GRASSLEY [audio clip]: The first thing that would make me feel a little bit better towards them, if they'd follow the Japanese example and come before the American people and take that deep bow and say, “I'm sorry.” And then either do one of two things: resign or go commit suicide.
LIMBAUGH: Did you hear that? He wants the AIG bonus recipients to go commit suicide. Now, I know, he said later we're just talking about honor here. Honor? These bonuses were exempted by Chris Dodd in the “porkulus” bill. Dodd's own amendment, just to remind you, provides an exception for contractually obligated bonuses agreed on before February 11, 2009, and these are -- meaning, exemption from any limits on them.

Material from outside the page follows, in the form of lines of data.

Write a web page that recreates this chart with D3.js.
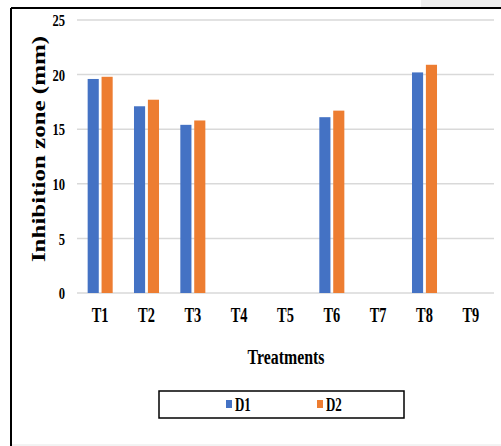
<!DOCTYPE html>
<html>
<head>
<meta charset="utf-8">
<script src="https://cdn.jsdelivr.net/npm/d3@7"></script>
<style>
  body { margin: 0; background: #fff; }
  text { font-family: "Liberation Serif", "Times New Roman", serif; font-weight: bold; fill: #000; }
</style>
</head>
<body>
<div id="chart"></div>
<script>
// chart data
const treatments = ["T1", "T2", "T3", "T4", "T5", "T6", "T7", "T8", "T9"];
const seriesNames = ["D1", "D2"];
const d1Values = [19.6, 17.1, 15.4, 0, 0, 16.1, 0, 20.2, 0];
const d2Values = [19.8, 17.7, 15.8, 0, 0, 16.7, 0, 20.9, 0];
const yTicks = [0, 5, 10, 15, 20, 25];
const colors = ["#4472C4", "#ED7D31"];

const width = 501, height = 446;
const squeeze = 0.72; // the source picture is narrowed horizontally

const svg = d3.select("#chart").append("svg")
    .attr("width", width)
    .attr("height", height);

// frame of the figure
svg.append("rect").attr("x", 421).attr("y", 0).attr("width", 80).attr("height", 7).attr("fill", "#efefef");
svg.append("line").attr("x1", 11).attr("x2", 501).attr("y1", 8).attr("y2", 8).attr("stroke", "#000").attr("stroke-width", 2);
svg.append("line").attr("x1", 11).attr("x2", 11).attr("y1", 8).attr("y2", 446).attr("stroke", "#000").attr("stroke-width", 2);
svg.append("line").attr("x1", 12).attr("x2", 501).attr("y1", 445).attr("y2", 445).attr("stroke", "#e6e6e6").attr("stroke-width", 1);

const x = d3.scaleBand().domain(treatments).range([77, 494]).paddingInner(0.46).paddingOuter(0.23);
const x1 = d3.scaleBand().domain(seriesNames).range([0, x.bandwidth()]).paddingInner(0.2);
const y = d3.scaleLinear().domain([0, 25]).range([293, 20]);

// gridlines
svg.append("g")
    .selectAll("line")
    .data(yTicks)
    .join("line")
    .attr("x1", 77).attr("x2", 494)
    .attr("y1", d => y(d)).attr("y2", d => y(d))
    .attr("stroke", "#d9d9d9")
    .attr("stroke-width", 1.5);

// y axis labels
const yAxis = svg.append("g")
    .attr("transform", "translate(77,0)")
    .call(d3.axisLeft(y).tickValues(yTicks).tickSize(0).tickPadding(12));
yAxis.select(".domain").remove();
yAxis.selectAll("text")
    .style("font-size", "17.5px")
    .attr("font-family", null)
    .attr("x", 0)
    .attr("transform", `translate(-12,0) scale(${squeeze},1)`);

// bars
const rows = treatments.map((t, i) => ({t, vals: [d1Values[i], d2Values[i]]}));
svg.append("g")
    .selectAll("g")
    .data(rows)
    .join("g")
    .attr("transform", d => `translate(${x(d.t)},0)`)
    .selectAll("rect")
    .data(d => d.vals.map((v, j) => ({key: seriesNames[j], v, j})))
    .join("rect")
    .attr("x", d => x1(d.key))
    .attr("width", x1.bandwidth())
    .attr("y", d => y(d.v))
    .attr("height", d => y(0) - y(d.v))
    .attr("fill", d => colors[d.j]);

// x axis labels
const xAxis = svg.append("g")
    .attr("transform", `translate(0,${y(0)})`)
    .call(d3.axisBottom(x).tickSize(0).tickPadding(0));
xAxis.select(".domain").remove();
xAxis.selectAll("text")
    .style("font-size", "20px")
    .attr("font-family", null)
    .attr("dy", null)
    .attr("y", 29)
    .attr("transform", `scale(${squeeze},1)`);

// axis titles
svg.append("text")
    .attr("transform", `translate(286,364) scale(${squeeze},1)`)
    .attr("text-anchor", "middle")
    .style("font-size", "22px")
    .text("Treatments");

svg.append("text")
    .attr("transform", `translate(45,149) rotate(-90) scale(1,${squeeze})`)
    .attr("text-anchor", "middle")
    .style("font-size", "25px")
    .text("Inhibition zone (mm)");

// legend
const legend = svg.append("g");
legend.append("rect")
    .attr("x", 159).attr("y", 391).attr("width", 245).attr("height", 27)
    .attr("fill", "#fff").attr("stroke", "#000").attr("stroke-width", 1.5);
const legendX = [226, 317];
seriesNames.forEach((name, i) => {
    legend.append("rect")
        .attr("x", legendX[i]).attr("y", 400).attr("width", 6).attr("height", 8)
        .attr("fill", colors[i]);
    legend.append("text")
        .attr("transform", `translate(${legendX[i] + 9},411) scale(${squeeze},1)`)
        .style("font-size", "18px")
        .text(name);
});
</script>
</body>
</html>
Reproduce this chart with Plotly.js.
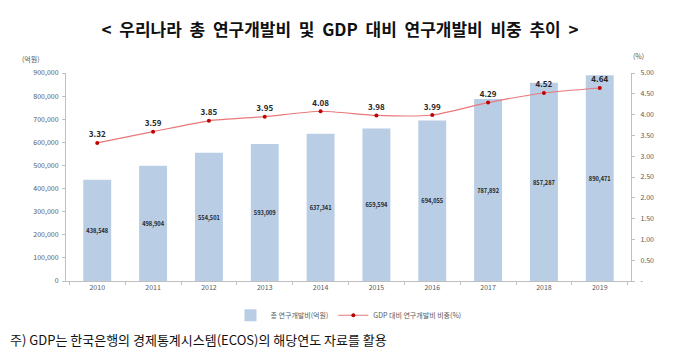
<!DOCTYPE html>
<html>
<head>
<meta charset="utf-8">
<script src="https://cdn.plot.ly/plotly-3.0.1.min.js"></script>
<style>
html,body{margin:0;padding:0;background:#fff;}
#chart{width:680px;height:357px;}
</style>
</head>
<body>
<div id="chart"></div>
<script>
const years = ['2010','2011','2012','2013','2014','2015','2016','2017','2018','2019'];
const rdTotal = [438548, 498904, 554501, 593009, 637341, 659594, 694055, 787892, 857287, 890471];
const rdRatio = [3.32, 3.59, 3.85, 3.95, 4.08, 3.98, 3.99, 4.29, 4.52, 4.64];
const rightTickVals = [0, 0.5, 1, 1.5, 2, 2.5, 3, 3.5, 4, 4.5, 5];
const rightTickText = ['-', '0.50', '1.00', '1.50', '2.00', '2.50', '3.00', '3.50', '4.00', '4.50', '5.00'];
const barName = '총 연구개발비(억원)';
const lineName = 'GDP 대비 연구개발비 비중(%)';

const KR = '"Noto Sans CJK KR", "Noto Sans", sans-serif';

const traces = [
  {
    type: 'bar',
    name: barName,
    x: years,
    y: rdTotal,
    width: 0.5,
    marker: {color: '#b9cde5'},
    text: rdTotal.map(v => '<b>' + v.toLocaleString('en-US') + '</b>'),
    textposition: 'inside',
    insidetextanchor: 'middle',
    textangle: 0,
    textfont: {family: KR, size: 8.5, color: '#262626'},
    hoverinfo: 'skip'
  },
  {
    type: 'scatter',
    name: lineName,
    x: years,
    y: rdRatio,
    yaxis: 'y2',
    mode: 'lines+markers+text',
    line: {color: '#e8787a', width: 1.2, shape: 'spline', smoothing: 0.6},
    marker: {color: '#c00000', size: 4},
    text: rdRatio.map(v => '<b>' + v.toFixed(2) + '</b>'),
    textposition: 'top center',
    textfont: {family: KR, size: 8, color: '#262626'},
    cliponaxis: false,
    hoverinfo: 'skip'
  }
];

const layout = {
  width: 680,
  height: 357,
  margin: {l: 66, r: 49, t: 73, b: 76},
  paper_bgcolor: '#ffffff',
  plot_bgcolor: '#ffffff',
  font: {family: KR, size: 7, color: '#595959'},
  title: {
    text: '<  우리나라  총  연구개발비  및  GDP  대비  연구개발비  비중  추이  >',
    font: {family: KR, size: 17, color: '#111111', weight: 700},
    x: 0.5, xanchor: 'center', y: 0.915, yanchor: 'middle'
  },
  showlegend: true,
  legend: {
    orientation: 'h',
    x: 0.5, xanchor: 'center',
    y: -0.095, yanchor: 'top',
    font: {family: KR, size: 7, color: '#595959'},
    itemwidth: 30,
    tracegroupgap: 0
  },
  bargap: 0.5,
  xaxis: {
    type: 'category',
    showline: true,
    linecolor: '#bfbfbf',
    linewidth: 1,
    ticks: 'outside',
    tickson: 'boundaries',
    ticklen: 3,
    tickcolor: '#bfbfbf',
    showgrid: false,
    zeroline: false,
    tickfont: {family: KR, size: 7, color: '#595959'},
    fixedrange: true
  },
  yaxis: {
    range: [0, 900000],
    dtick: 100000,
    tickformat: ',d',
    showline: true,
    linecolor: '#bfbfbf',
    linewidth: 1,
    ticks: 'outside',
    ticklen: 3,
    tickcolor: '#bfbfbf',
    showgrid: false,
    zeroline: false,
    tickfont: {family: KR, size: 7, color: '#595959'},
    ticklabelstandoff: 2
  },
  yaxis2: {
    overlaying: 'y',
    side: 'right',
    range: [0, 5],
    tickvals: rightTickVals,
    ticktext: rightTickText,
    showline: true,
    linecolor: '#bfbfbf',
    linewidth: 1,
    ticks: 'outside',
    ticklen: 3,
    tickcolor: '#bfbfbf',
    showgrid: false,
    zeroline: false,
    tickfont: {family: KR, size: 7, color: '#595959'},
    ticklabelstandoff: 4
  },
  annotations: [
    {text: '(억원)', xref: 'paper', yref: 'paper', x: -0.062, y: 1.035, xanchor: 'center', yanchor: 'bottom', showarrow: false, font: {family: KR, size: 7, color: '#595959'}},
    {text: '(%)', xref: 'paper', yref: 'paper', x: 1.013, y: 1.05, xanchor: 'center', yanchor: 'bottom', showarrow: false, font: {family: KR, size: 7, color: '#595959'}},
    {text: '주) GDP는 한국은행의 경제통계시스템(ECOS)의 해당연도 자료를 활용', xref: 'paper', yref: 'paper', x: -0.102, y: -0.28, xanchor: 'left', yanchor: 'middle', showarrow: false, font: {family: KR, size: 13, color: '#111111'}}
  ]
};

Plotly.newPlot('chart', traces, layout, {displayModeBar: false, staticPlot: true});
</script>
</body>
</html>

The “porkulus” bill has an executive compensation pay limit, as you know. We're limiting executive pay. Chris Dodd put in his own bill -- his own amendment -- that exempts bonuses from this limitation. And he's out there now saying tax them at 90 percent. These people are the biggest frauds, artists of deceit -- they all are acting. Every damned one of them knew that this was coming. They are the architects of this. And so now Grassley goes out there, says these guys ought to commit hari-kari.